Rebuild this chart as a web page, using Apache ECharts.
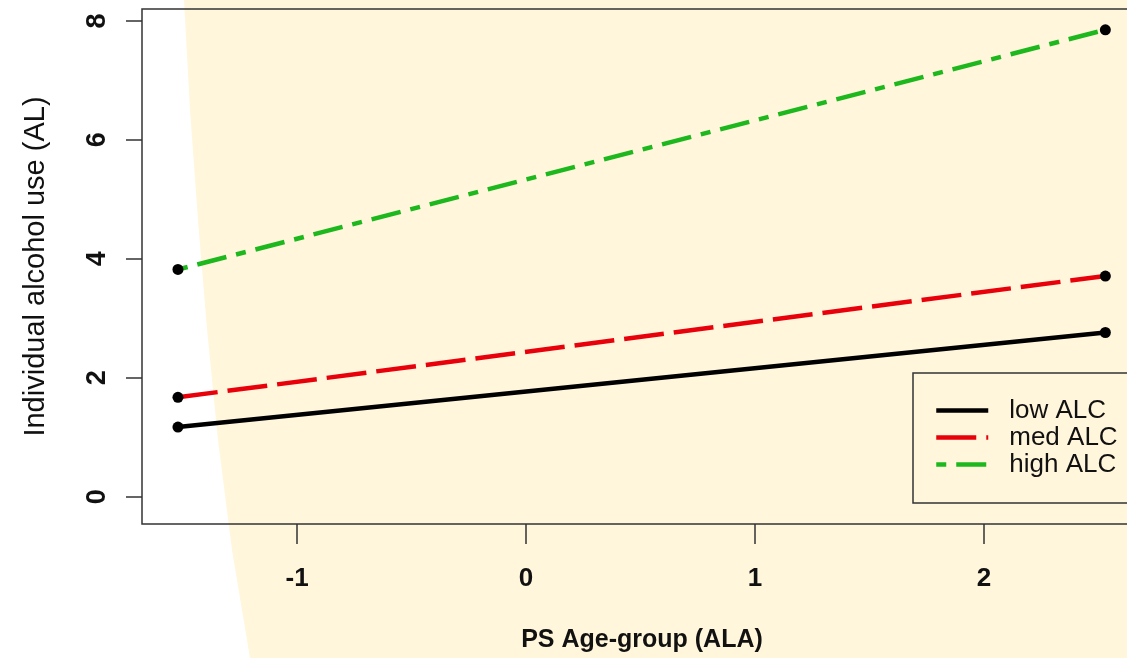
<!DOCTYPE html>
<html>
<head>
<meta charset="utf-8">
<script src="https://cdn.jsdelivr.net/npm/echarts@6/dist/echarts.min.js"></script>
<style>
html,body{margin:0;padding:0;background:#fff;overflow:hidden;width:1127px;height:658px;}
#c{width:1160px;height:658px;}
</style>
</head>
<body>
<div id="c"></div>
<script>
// Data
const xValues = [-1.52, 2.53];           // PS Age-group (ALA) at the two evaluation points
const lowALC  = [1.17, 2.76];
const medALC  = [1.67, 3.71];
const highALC = [3.82, 7.85];
const seriesNames = ['low ALC', 'med ALC', 'high ALC'];
const xTicks = [-1, 0, 1, 2];
const yTicks = [0, 2, 4, 6, 8];

const FONT = '"Liberation Sans", Arial, sans-serif';
const chart = echarts.init(document.getElementById('c'), null, {renderer: 'canvas'});

function pairs(ys) { return xValues.map((x, i) => [x, ys[i]]); }

const option = {
  animation: false,
  backgroundColor: 'transparent',
  graphic: [{
    type: 'polygon',
    z: -10,
    silent: true,
    shape: {points: [[184,0],[190,110],[198,220],[207,329],[218,440],[232,550],[250,658],[1160,658],[1160,0]]},
    style: {fill: '#FFF6DC'}
  }],
  grid: {
    left: 142, top: 9, right: 18, bottom: 133,
    show: true, borderColor: '#333', borderWidth: 1.5, backgroundColor: 'transparent'
  },
  xAxis: {
    type: 'value',
    min: -1.677, max: 2.69,
    name: 'PS Age-group (ALA)',
    nameLocation: 'middle',
    nameGap: 104,
    nameTextStyle: {fontFamily: FONT, fontWeight: 'bold', fontSize: 25, color: '#111'},
    axisLine: {show: false, onZero: false},
    splitLine: {show: false},
    axisTick: {show: true, length: 20, inside: false, customValues: xTicks, lineStyle: {color: '#333', width: 1.5}},
    axisLabel: {customValues: xTicks, margin: 42, fontFamily: FONT, fontWeight: 'bold', fontSize: 26, color: '#111'}
  },
  yAxis: {
    type: 'value',
    min: -0.46, max: 8.2,
    name: 'Individual alcohol use (AL)',
    nameLocation: 'middle',
    nameRotate: 90,
    nameGap: 92,
    nameTextStyle: {fontFamily: FONT, fontSize: 29, color: '#111'},
    axisLine: {show: false, onZero: false},
    splitLine: {show: false},
    axisTick: {show: true, length: 16, inside: false, customValues: yTicks, lineStyle: {color: '#333', width: 1.5}},
    axisLabel: {customValues: yTicks, rotate: 90, margin: 31, fontFamily: FONT, fontWeight: 'bold', fontSize: 27, color: '#111'}
  },
  legend: {
    left: 913, top: 373,
    orient: 'vertical',
    data: seriesNames,
    itemWidth: 52, itemHeight: 6, itemGap: 0,
    padding: [24, 18, 25, 21],
    borderColor: '#333', borderWidth: 1.5,
    backgroundColor: 'transparent',
    itemStyle: {opacity: 0},
    lineStyle: {width: 4.5},
    textStyle: {fontFamily: FONT, fontSize: 26, color: '#111', lineHeight: 27, padding: [0, 0, 0, 16]}
  },
  series: [
    {name: seriesNames[0], type: 'line', data: pairs(lowALC), symbol: 'circle', symbolSize: 11,
     itemStyle: {color: '#000'}, lineStyle: {color: '#000', width: 4.5, type: 'solid'}},
    {name: seriesNames[1], type: 'line', data: pairs(medALC), symbol: 'circle', symbolSize: 11,
     itemStyle: {color: '#000'}, lineStyle: {color: '#E8000B', width: 4.5, type: [40, 10]}},
    {name: seriesNames[2], type: 'line', data: pairs(highALC), symbol: 'circle', symbolSize: 11,
     itemStyle: {color: '#000'}, lineStyle: {color: '#1DB81D', width: 4.5, type: [10, 10, 30, 10]}}
  ]
};
chart.setOption(option);
</script>
</body>
</html>
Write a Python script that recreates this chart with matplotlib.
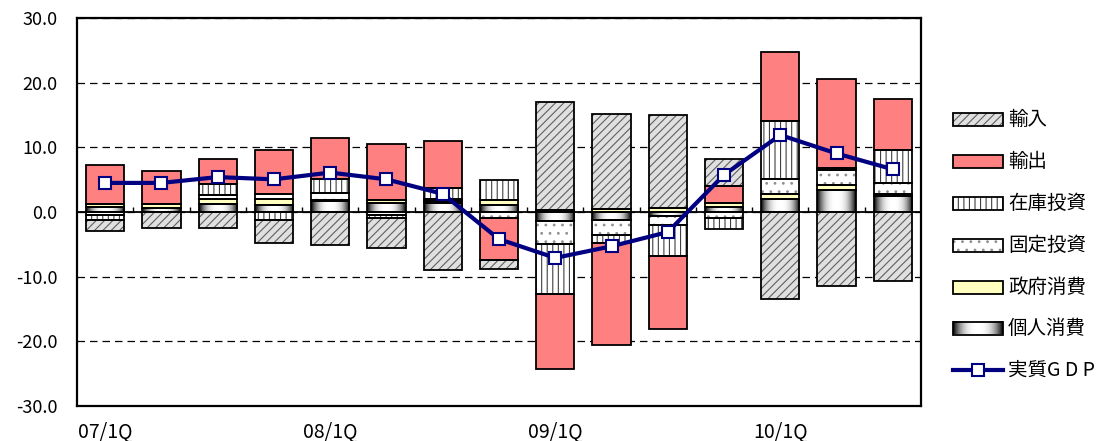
import numpy as np
import matplotlib
matplotlib.use('Agg')
import matplotlib.pyplot as plt
from matplotlib.patches import Rectangle
from matplotlib.lines import Line2D

plt.rcParams['font.family'] = ['Noto Sans CJK JP', 'DejaVu Sans']
plt.rcParams['hatch.linewidth'] = 0.8

# 実質GDP成長率（前期比年率）と需要項目別寄与度
quarters = ['07/1Q', '07/2Q', '07/3Q', '07/4Q',
            '08/1Q', '08/2Q', '08/3Q', '08/4Q',
            '09/1Q', '09/2Q', '09/3Q', '09/4Q',
            '10/1Q', '10/2Q', '10/3Q']
kojin    = [0.8, 0.65, 1.2, 1.15, 1.7, 1.45, 1.45, 1.15, -1.45, -1.2, -0.65, 0.85, 1.95, 3.4, 2.55]
seifu    = [0.5, 0.65, 0.75, 0.85, 0.1, 0.4, 0.2, 0.75, 0.25, 0.4, 0.65, 0.6, 0.8, 0.8, 0.3]
kotei    = [-0.5, 0.0, 0.7, 0.8, 1.15, -0.4, 0.4, -1.0, -3.45, -2.4, -1.35, -1.0, 2.35, 2.3, 1.65]
zaiko    = [-0.7, 0.0, 1.75, -1.2, 2.2, -0.5, 1.7, 3.05, -7.75, -1.15, -4.85, -1.6, 9.0, 0.3, 5.05]
yushutsu = [5.9, 5.0, 3.75, 6.75, 6.35, 8.6, 7.2, -6.45, -11.6, -15.75, -11.25, 2.6, 10.6, 13.8, 7.85]
yunyu    = [-1.8, -2.45, -2.4, -3.6, -5.1, -4.7, -8.9, -1.3, 16.7, 14.75, 14.35, 4.15, -13.5, -11.45, -10.6]
gdp      = [4.5, 4.5, 5.4, 5.05, 6.1, 5.05, 2.8, -4.2, -7.1, -5.3, -3.1, 5.75, 11.9, 9.05, 6.6]

series = [('個人消費', kojin), ('政府消費', seifu), ('固定投資', kotei),
          ('在庫投資', zaiko), ('輸出', yushutsu), ('輸入', yunyu)]

# face colour, hatch, hatch colour
fills = {
    '政府消費': ('#FFFFC0', None, '#FFFFC0'),
    '固定投資': ('white', '..', '#909090'),
    '在庫投資': ('white', '|||', '#404040'),
    '輸出': ('#FF8080', None, '#FF8080'),
    '輸入': ('#E0E0E0', '////', '#606060'),
}

# horizontal shading for 個人消費: dark edges, white centre
grad = (1 - np.abs(np.linspace(-1, 1, 101)) ** 2.6)[np.newaxis, :]

fig = plt.figure(figsize=(11, 4.41), dpi=100)
ax = fig.add_axes([77 / 1100, 1 - 406 / 441, (921 - 77) / 1100, (406 - 18) / 441])

x = np.arange(len(quarters))
width = 0.68
pos_base = np.zeros(len(x))
neg_base = np.zeros(len(x))
for name, vals in series:
    vals = np.array(vals)
    base = np.where(vals >= 0, pos_base, neg_base)
    if name == '個人消費':
        for xi, b, v in zip(x, base, vals):
            ax.imshow(grad, cmap='gray', vmin=0, vmax=1, aspect='auto',
                      interpolation='bilinear', zorder=2,
                      extent=(xi - width / 2, xi + width / 2, b, b + v))
    else:
        face, hatch, hcol = fills[name]
        ax.bar(x, vals, width, bottom=base, color=face, hatch=hatch,
               edgecolor=hcol, linewidth=0, zorder=2)
    ax.bar(x, vals, width, bottom=base, fill=False, edgecolor='black',
           linewidth=1.3, zorder=3)
    pos_base += np.where(vals >= 0, vals, 0)
    neg_base += np.where(vals < 0, vals, 0)

ax.axhline(0, color='black', lw=1.3, zorder=3.5)
ax.vlines(np.arange(0.5, len(x) - 1), 0, 0.7, color='black', lw=1, zorder=3.5)

ax.plot(x, gdp, color='#000080', lw=3, marker='s', ms=8.5, mfc='white',
        mec='#000080', mew=1.5, zorder=5)

ax.set_xlim(-0.5, len(x) - 0.5)
ax.set_ylim(-30, 30)
ax.set_yticks(np.arange(-30, 31, 10))
ax.set_yticklabels([f'{v:.1f}' for v in np.arange(-30, 31, 10)], fontsize=13)
first_q = [i for i, q in enumerate(quarters) if q.endswith('1Q')]
ax.set_xticks(first_q)
ax.set_xticklabels([quarters[i] for i in first_q], fontsize=14)
ax.tick_params(axis='y', length=0, pad=14)
ax.tick_params(axis='x', length=0, pad=11)
ax.grid(axis='y', color='black', lw=0.9, dashes=(6, 4), zorder=1)
for s in ax.spines.values():
    s.set_linewidth(1.6)

# legend drawn in pixel coordinates
lax = fig.add_axes([0, 0, 1, 1])
legend_items = ['輸入', '輸出', '在庫投資', '固定投資', '政府消費', '個人消費']
y_centres = [119, 161, 203, 245, 287, 328, 370]
px0, px1, ph = 953, 1003, 13
for name, yc in zip(legend_items, y_centres):
    if name == '個人消費':
        lax.imshow(grad, cmap='gray', vmin=0, vmax=1, aspect='auto',
                   interpolation='bilinear',
                   extent=(px0, px1, yc + ph / 2, yc - ph / 2))
    else:
        face, hatch, hcol = fills[name]
        lax.add_patch(Rectangle((px0, yc - ph / 2), px1 - px0, ph, facecolor=face,
                                hatch=hatch, edgecolor=hcol, linewidth=0))
    lax.add_patch(Rectangle((px0, yc - ph / 2), px1 - px0, ph, fill=False,
                            edgecolor='black', linewidth=1.3))
    lax.text(px1 + 5, yc, name, fontsize=14, va='center', ha='left')
lax.add_line(Line2D([px0, px1], [y_centres[-1]] * 2, color='#000080', lw=3))
lax.add_line(Line2D([(px0 + px1) / 2], [y_centres[-1]], marker='s', ms=8.5,
                    mfc='white', mec='#000080', mew=1.5))
lax.text(px1 + 5, y_centres[-1], '実質G D P', fontsize=14, va='center', ha='left')
lax.set_xlim(0, 1100)
lax.set_ylim(441, 0)
lax.axis('off')

fig.savefig('out.png', dpi=100)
========
- Goal
Extract all lines of the records above that include "script".

- Finished task
<script src="https://cdn.jsdelivr.net/npm/echarts@6/dist/echarts.min.js"></script>
<script>
</script>
Write a Python script that recreates this chart with matplotlib.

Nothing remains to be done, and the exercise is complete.